Die Beurteilung der Frage, ob dem Anfechtungsgegner verschuldete Unkenntnis von der Zahlungsunfähigkeit bzw von der Begünstigungs- oder Benachteiligungsabsicht der späteren Gemeinschuldnerin zum Vorwurf gemacht werden kann, ist grundsätzlich eine im Rahmen des § 502 Abs 1 ZPO revisible Rechtsfrage. Die Frage, ob dem befriedigten Gläubiger die Begünstigungsabsicht des Gemeinschuldners bekannt sein musste, ist zu bejahen, wenn dem Gläubiger genügend verdächtige Umstände bekannt waren oder bei gehöriger Sorgfalt bekannt sein mussten, die den Schluss auf eine Begünstigungsabsicht des Gemeinschuldners rechtfertigen (SZ 58/205; JBl 1990, 666; 7 Ob 2/99s ua). Eine Benachteiligungabsicht bzw Zahlungsunfähigkeit des späteren Gemeinschuldners müsste dann bekannt gewesen sein, wenn die Unkenntnis des Anfechtungsgegners auf einer Außerachtlassung der gehörigen Sorgfalt beruhte. Es genügt dabei leichte Fahrlässigkeit des Anfechtungsgegners (ÖBA 1987, 341; JBl 1990, 666 ua; König, Die Anfechtung nach der Konkursordnung2 Rz 280). Ob eine solche dem Anfechtungsgegner vorzuwerfende Fahrlässigkeit vorliegt, bestimmt sich nach den dem Anfechtungsgegner im Zeitpunkt der Vornahme der Rechtshandlung zur Verfügung stehenden Informationen, die er zumutbarerweise heranziehen konnte, und ihrer ordnungsgemäßen Auswertung (SZ 55/65 ua). In der jüngeren Rechtsprechung hat sich die Ansicht durchgesetzt, dass die Verfolgung des Schuldners mit mehreren Befriedigungsexekutionen nur eines von mehreren Indizien für die Zahlungsunfähigkeit des Schuldners ist (SZ 55/65; 7 Ob 563/95; JBl 1998, 186) und dass es einem Sozialversicherungsträger nicht in jedem Fall zuzumuten ist, die Liquidität eines Beitragsschuldners durch Prüfung seiner Geschäftsunterlagen zu erheben (6 Ob 622/95). Insbesondere wurde auch ausgesprochen, dass die Tatsache von Exekutionen zunächst nur den Schluss auf eine schlechte Zahlungsmoral des Schuldners erlaube, aber nicht unbedingt ein Anzeichen für das Fehlen liquider Mittel zur Schuldtilgung darstelle (1 Ob 632/88; JBl 1998, 186).

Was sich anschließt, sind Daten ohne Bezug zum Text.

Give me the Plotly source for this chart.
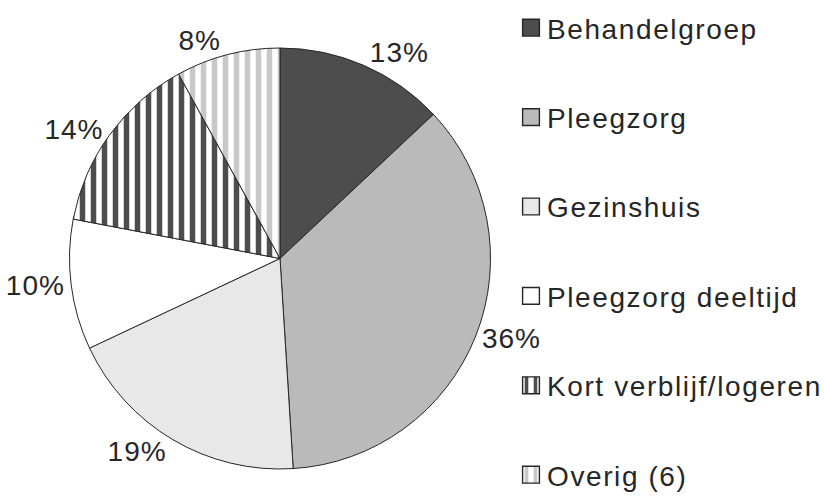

Von dieser Rechtsprechung ist das Berufungsgericht nicht abgewichen. Es hat zutreffend darauf verwiesen, dass trotz der eingeleiteten Exekutionsverfahren in keinem einzigen Fall die Durchführung eines Verkaufes von gepfändeten Fahrnissen notwendig war, um Zahlung zu erhalten. Auch erfolgten - wenngleich schleppend - Zahlungen in nicht unbeträchtlicher Höhe durch die spätere Gemeinschuldnerin, sodass sich die Beklagte erst in einem Zeitraum von weniger als drei Monaten vor Konkurseröffnung zur Exekutionsführung genötigt sah. Eine derartige Zeitspanne erachtet selbst Schuhmacher in seiner kritischen Glosse zu 6 Ob 70/97f in JBl 1998, 186 ff als die Annahme einer bloßen Zahlungsstockung rechtfertigend.

Die stets von den Umständen des Einzelfalles abhängende Frage (7 Ob 1676/94; 7 Ob 563/95 ua), ob dem Anfechtungsgegner Fahrlässigkeit zur Last fällt, wurde vom Berufungsgericht auch unter Berücksichtigung der Höhe der aufgelaufenen Rückstände nicht offenbar unrichtig gelöst, weshalb seine Entscheidung einer Korrektur durch den Obersten Gerichtshof nicht bedarf.